CUANDO APARQUÉ por segunda vez en las cercanías del Frontisterio ya era noche cerrada. Anduve lentamente hacia la entrada, dando tiempo suficiente al portero sij para que me relacionara con Gunther y Thomas, pero se limitó a sonreír y me abrió la puerta con una leve inclinación de cabeza. Ya en el interior, me detuve unos segundos junto a la entrada para que mis ojos se adaptaran a la tenue luz negra, respirando el olor a sándalo barato que emanaba de un pebetero. Las paredes estaban decoradas con carteles publicitarios de unas líneas aéreas, que mostraban paisajes de Sudamérica. Sentada tras un escritorio había una mujer regordeta, con pantalones cortos de satén y una especie de corpiño, comiéndose un Bob’s Big Boy. Decidí que debía de ser Rhonda y supuse que el lugar había sido antes —muy recientemente, con toda probabilidad— una agencia de viajes.
—¿Qué tal? —la saludé—. Me llamo Harry y soy de St. Louis. La empresa me ha enviado aquí a pasar una semana, y mi amigo Phil me recomendó este sitio. ¿Se acuerda de Phil?

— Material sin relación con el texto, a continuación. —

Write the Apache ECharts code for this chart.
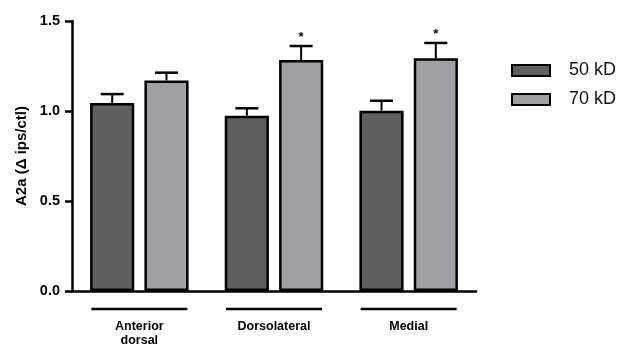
<!DOCTYPE html>
<html>
<head>
<meta charset="utf-8">
<script src="https://cdn.jsdelivr.net/npm/echarts@6/dist/echarts.min.js"></script>
<style>
  html, body { margin: 0; padding: 0; background: #fff; }
  #chart { width: 627px; height: 351px; }
</style>
</head>
<body>
<div id="chart"></div>
<script>
// Regions and group means with SEM
const regions = ['Anterior\ndorsal', 'Dorsolateral', 'Medial'];
const mean50 = [1.044, 0.974, 1.002];
const err50 = [0.05, 0.041, 0.055];
const mean70 = [1.170, 1.283, 1.293];
const err70 = [0.043, 0.078, 0.085];
const signif = ['', '*', '*'];
const yTicks = ['0.0', '0.5', '1.0', '1.5'];

const DARK = '#5f5f5f';
const LIGHT = '#a09fa4';
const FONT = 'Liberation Sans, Arial, sans-serif';

const chart = echarts.init(document.getElementById('chart'), null, { renderer: 'canvas' });

// Error bar + optional significance mark for one series
function errorSeries(name, means, errs, marks, seriesIndex) {
  return {
    type: 'custom',
    name: name + ' err',
    z: 5,
    data: means.map((m, i) => [i, m, errs[i]]),
    renderItem: function (params, api) {
      const i = api.value(0);
      const m = api.value(1);
      const e = api.value(2);
      const mark = marks[i];
      const base = api.coord([i, 0]);
      const bandW = api.size([1, 0])[0];
      // bar layout: width 44/134 of band, gap between the two bars
      const barW = bandW * 44 / 134;
      const gap = bandW * 10 / 134;
      const cx = base[0] + (seriesIndex === 0 ? -(gap / 2 + barW / 2) : (gap / 2 + barW / 2));
      const top = api.coord([i, m])[1];
      const hi = api.coord([i, m + e])[1];
      const capHalf = 11.5;
      const children = [
        { type: 'line', shape: { x1: cx, y1: top, x2: cx, y2: hi }, style: { stroke: '#000', lineWidth: 2 } },
        { type: 'line', shape: { x1: cx - capHalf, y1: hi, x2: cx + capHalf, y2: hi }, style: { stroke: '#000', lineWidth: 2.5 } }
      ];
      if (mark) {
        children.push({
          type: 'text',
          style: { text: mark, x: cx, y: hi - 2, align: 'center', verticalAlign: 'bottom',
                   font: 'bold 13px ' + FONT, fill: '#000' }
        });
      }
      return { type: 'group', children: children };
    },
    tooltip: { show: false },
    silent: true
  };
}

const option = {
  animation: false,
  backgroundColor: '#fff',
  grid: { left: 72, right: 151, top: 21, bottom: 60, containLabel: false },
  legend: {
    orient: 'vertical',
    left: 506,
    top: 56,
    itemWidth: 38,
    itemHeight: 11,
    itemGap: 10,
    icon: 'rect',
    data: ['50 kD', '70 kD'],
    textStyle: { fontFamily: FONT, fontSize: 18, color: '#111', padding: [0, 0, 0, 14], lineHeight: 19 }
  },
  xAxis: {
    type: 'category',
    data: regions,
    axisLine: { show: true, lineStyle: { color: '#000', width: 2.5 } },
    axisTick: { show: false },
    axisLabel: { show: false }
  },
  yAxis: {
    type: 'value',
    min: 0,
    max: 1.5,
    interval: 0.5,
    name: 'A2a (\u0394 ips/ctl)',
    nameLocation: 'middle',
    nameGap: 20,
    nameTextStyle: { fontFamily: FONT, fontWeight: 'bold', fontSize: 15, color: '#000' },
    axisLine: { show: true, lineStyle: { color: '#000', width: 2.5 } },
    axisTick: { show: true, length: 7, lineStyle: { color: '#000', width: 2.5 } },
    axisLabel: {
      fontFamily: FONT, fontWeight: 'bold', fontSize: 14.5, color: '#000', margin: 12,
      formatter: function (v) { return yTicks[Math.round(v / 0.5)]; }
    },
    splitLine: { show: false }
  },
  series: [
    {
      name: '50 kD',
      type: 'bar',
      data: mean50,
      barWidth: '32.8%',
      barGap: '23%',
      itemStyle: { color: DARK, borderColor: '#000', borderWidth: 2.5 }
    },
    {
      name: '70 kD',
      type: 'bar',
      data: mean70,
      barWidth: '32.8%',
      itemStyle: { color: LIGHT, borderColor: '#000', borderWidth: 2.5 }
    },
    errorSeries('50 kD', mean50, err50, ['', '', ''], 0),
    errorSeries('70 kD', mean70, err70, signif, 1)
  ]
};

chart.setOption(option);

// Group underlines and region names beneath the axis
const graphics = [];
regions.forEach(function (name, i) {
  const c = chart.convertToPixel({ xAxisIndex: 0 }, i);
  const y0 = chart.convertToPixel({ yAxisIndex: 0 }, 0);
  const half = 48;
  graphics.push({
    type: 'line',
    shape: { x1: c - half, y1: y0 + 18, x2: c + half, y2: y0 + 18 },
    style: { stroke: '#000', lineWidth: 2.5 }
  });
  graphics.push({
    type: 'text',
    style: {
      text: name, x: c, y: y0 + 29, align: 'center', verticalAlign: 'top',
      font: 'bold 12.5px ' + FONT, fill: '#000', lineHeight: 14
    }
  });
});
chart.setOption({ graphic: graphics });
</script>
</body>
</html>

—Sí, claro. —Alzó la vista, sin aparentar mayor interés.
—Phil me dijo que este era el mejor establecimiento de la calle.
—En eso tiene razón. —Lo dijo sin gran convencimiento—. ¿En qué puedo servirle?
—¿Qué servicios tienen?
—Masajes, francés, griego o inglés… baño de espuma caliente… —Iba leyendo de un programa fijado con cinta adhesiva sobre el escritorio—. Asesoramiento al desnudo… terapia en cama de agua… y lo más nuevo, lucha libre al desnudo.
—Eso suena estupendo.
—Son treinta y cinco dólares la media hora.
—¿Con la chica que yo elija?
—¿Por qué no? —Pero de nuevo pareció dudosa—. ¿Tiene en mente alguna idea especial?
—Me chiflan las orientales.
Meneó la cabeza y embutió el último fragmento del Big Boy en su ancha boca.
—Creo que se ha equivocado de sitio.
—Pero Phil me dijo que tenían un verdadero bomboncito… Una japonesa.
—Hace tiempo que Phil no viene por aquí.
—Vino la semana pasada.
—En este negocio, eso es mucho tiempo, querido.
—Bueno, ¿dónde está ahora la chica?
Me miró con fijeza y, como sin darse cuenta, su mano cogió una patata frita del plato que tenía en la mesa.
—Me resultas un poco raro, ¿sabes? No vas vestido como un hombre de negocios de St. Louis.
—Estoy en la industria del disco. —Saqué la cartera y le mostré un fajo de crujientes billetes—. Mire, tiene que decirme dónde está la chica. Phil se pasó tres horas cantándome sus alabanzas.
Rhonda se encogió de hombros, con la vista fija en los billetes.
—Tiene que entenderlo. Me chiflan las orientales. Son las únicas que me encienden.
Me incliné sobre el escritorio, intentando poner ojos saltones y cara de pervertido, pero me di cuenta de que Rhonda ya estaba acostumbrada a eso.
—¡Dígame dónde está, por favor!
Le tendí un billete de veinte dólares. La mujer suspiró y agitó negativamente una mano. Tenía los dedos manchados con el condimento del bocadillo.
—Ahórrese el dinero. No lo sé… El único que lleva los archivos aquí es el jefe.
—¿Y quién es el jefe?
—No puedo decírselo, querido. ¿Quiere que me echen a la calle?
—¡Tengo que saberlo!
—¡Bueno, pues no es la Liga! Eso sí puedo asegurárselo. ¿Qué le pasa, querido? ¿Quiere que alguien le haga daño? ¡Estás en el Santa Mónica Boulevard!
—Mire, la chica que estoy buscando… Conozco su nombre… ¡Se llama Meiko!
—¡Meiko!
—Sí. ¿Dónde está?
—¿Meiko? —repitió, empezando a ponerse histérica—. ¿De dónde has sacado ese nombre?
—Bueno, mi amigo…
—¡Ahora lo entiendo! —Se me quedó mirando con picardía—. ¡Es un amigo de Jock Hecht! ¡Él llama Meiko a todas las chicas!